Den Brauch des Reisig hinwerfens findet man auch andernorts und es ist eine eigenständige Handlung, die ich bisher nie im Zusammenhang mit Sühne-oder Mordkreuzen fand. Auch die Erwähnung des "Schlackesteines" ist sehr interessant- denn es wird wohl keine Schlacke gewesen sein, die da lag...

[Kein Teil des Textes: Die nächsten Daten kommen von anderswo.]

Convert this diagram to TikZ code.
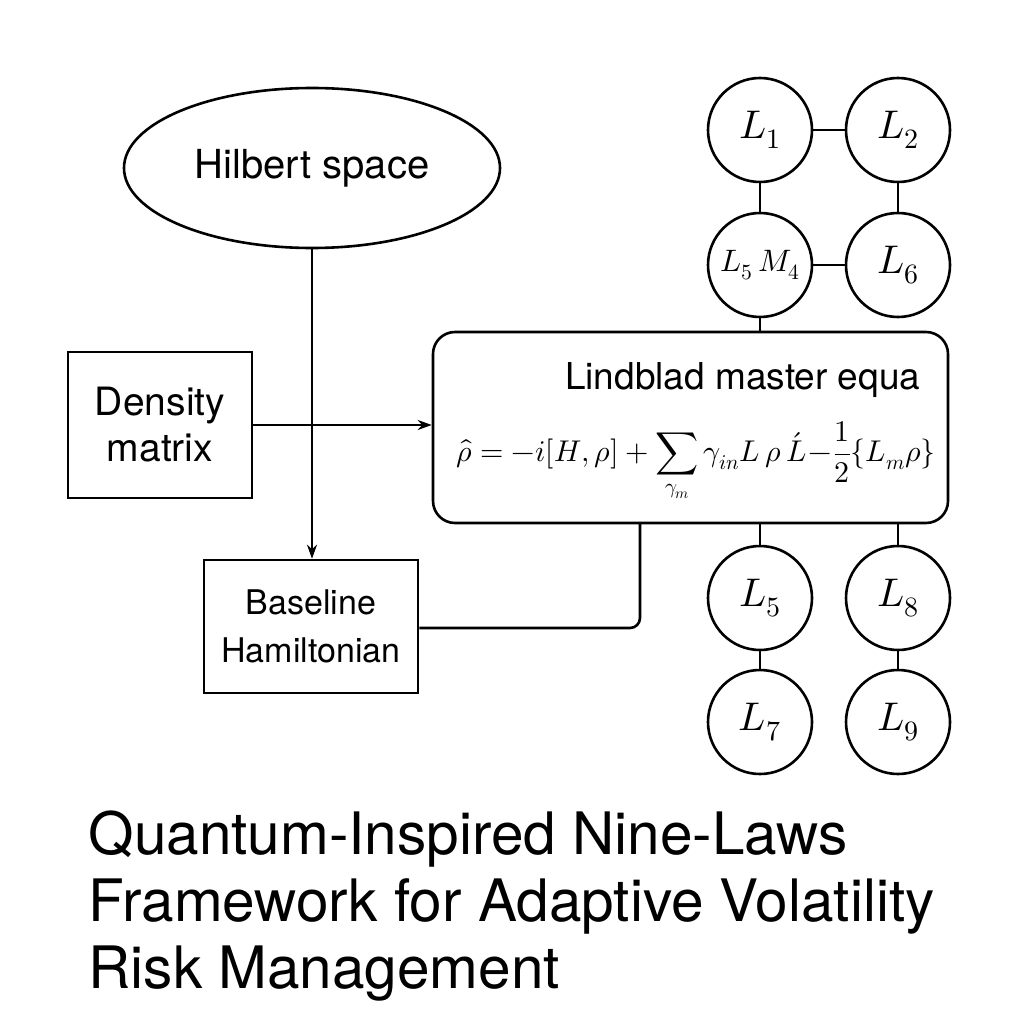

Warum? Schulenburg sagt selbst, das diese Steine zum Bauen verwendet wurden- das Abfallprodukt eines Eisenhammers wurde dafür aber nicht verwendet... es dürfte sich um einen ganz speziellen Stein handeln, der mich selbst vor kurzem näher beschäftigte und auch als "Schlacke" gedeutet worden war. Es handelt sich um Raseneisenerz, welches in der Lausitz in der Erde zu finden ist und je nach Eisengehalt eben von genau jenen Eisenhämmern verarbeitet wurde oder aber, bei geringerem Eisengehalt, zum Bauen. Schulenburg hatte wahrscheinlich, wie so viele von uns, noch nie einen solchen "Eisenstein" gesehen. Und wenn ich ganz ehrlich bin klingt die ganze Geschichte für mich so als hätte der Förster unserem lieben Schulenburg einen Bären aufgebunden, denn:

 

Reisig und Zweige an den Wegrand geworfen findet man auch noch heute- wenn der Wald gelichtet wird. Das anfallende Grün wird auf einem Stapel am Wegesrand aufgeworfen, um es später abzuholen. Sollten die Sorben etwa all die Jahrhunderte gar keiner Morde gedacht haben sondern ganz lapidar Reisig an gut erreichbaren Wegkreuzungen gesammelt haben- so, wie wir es heute auch noch tun? Und der behauene "Eisenstein" lag einfach irgendwo auf dem Weg und wurde dort hingeworfen, den konnte man dann auch abholen und verwenden? Dies wäre dann wohl die un-mystische Version der Geschichte, von der wohl nie ein Herr von Schulenburg berichtet hätte... Da die ganze Geschichte des "Duells" auch nicht so wirklich erklärbar ist und das Kreuz nach 1880 entstand, darf man sich wohl fragen, wer hier wen zu der Errichtung eines "Sühnekreuzes" inspirierte und wieviel Wahrheit wirklich hinter all dem steckt. Wahrheit und Sage liegen oft ganz nah beieinander.